Di sisi lain, masyarakat juga didorong untuk ikut berperan melalui langkah-langkah kecil seperti menghemat energi, mengurangi penggunaan plastik sekali pakai, menanam pohon, dan mendukung produk ramah lingkungan. Meskipun tampak sederhana, langkah-langkah ini memiliki dampak besar jika dilakukan secara masif.

Para peneliti juga menyoroti pentingnya pendidikan iklim di sekolah-sekolah agar generasi muda lebih memahami hubungan antara perilaku manusia dan kondisi bumi. Kesadaran sejak dini diharapkan dapat menciptakan perubahan gaya hidup yang lebih berkelanjutan.


Menatap Masa Depan: Antara Harapan dan Kekhawatiran

Tahun 2024 memberikan peringatan keras kepada umat manusia bahwa waktu untuk bertindak hampir habis. Bencana demi bencana menunjukkan bahwa perubahan iklim bukan ancaman masa depan — ia adalah realitas masa kini yang sudah mempengaruhi setiap aspek kehidupan. Tanpa langkah cepat dan konkret, para ahli memperingatkan bahwa tahun-tahun mendatang bisa menjadi lebih buruk lagi.

Namun, di tengah situasi suram, muncul juga semangat kolaborasi global yang baru. Banyak komunitas, lembaga riset, dan perusahaan mulai bergerak menuju solusi berkelanjutan. Harapan tetap ada — selama dunia tidak lagi menunda aksi nyata.


Kesimpulan

Lebih dari 150 bencana iklim ekstrem sepanjang 2024 adalah sinyal keras bahwa bumi sedang berada di ambang krisis yang lebih dalam. Dari panas ekstrem hingga badai mematikan, dari kekeringan hingga banjir besar, semuanya menunjukkan betapa rapuhnya keseimbangan planet ini.
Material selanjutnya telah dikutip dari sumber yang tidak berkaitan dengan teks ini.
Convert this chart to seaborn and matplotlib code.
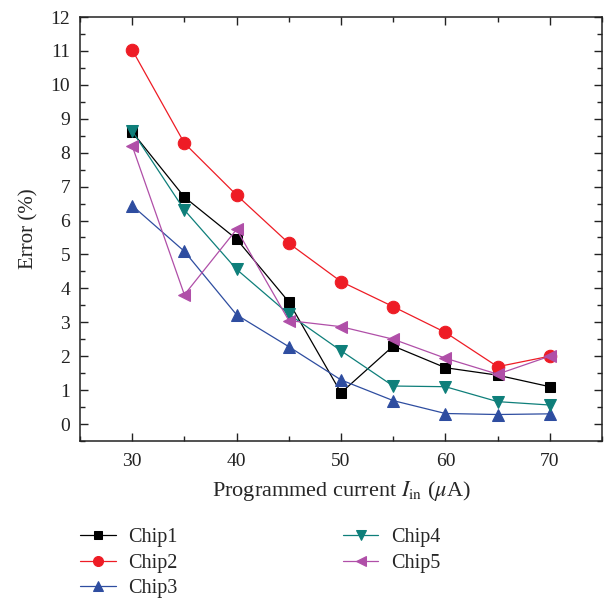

Masalah ini tidak bisa diselesaikan oleh satu negara atau satu generasi saja. Diperlukan kerja sama global, kebijakan berani, dan kesadaran individu untuk menekan laju kerusakan. Karena jika tidak, laporan PBB tahun 2024 mungkin hanya menjadi bab awal dari kisah panjang kehancuran ekologi manusia sendiri.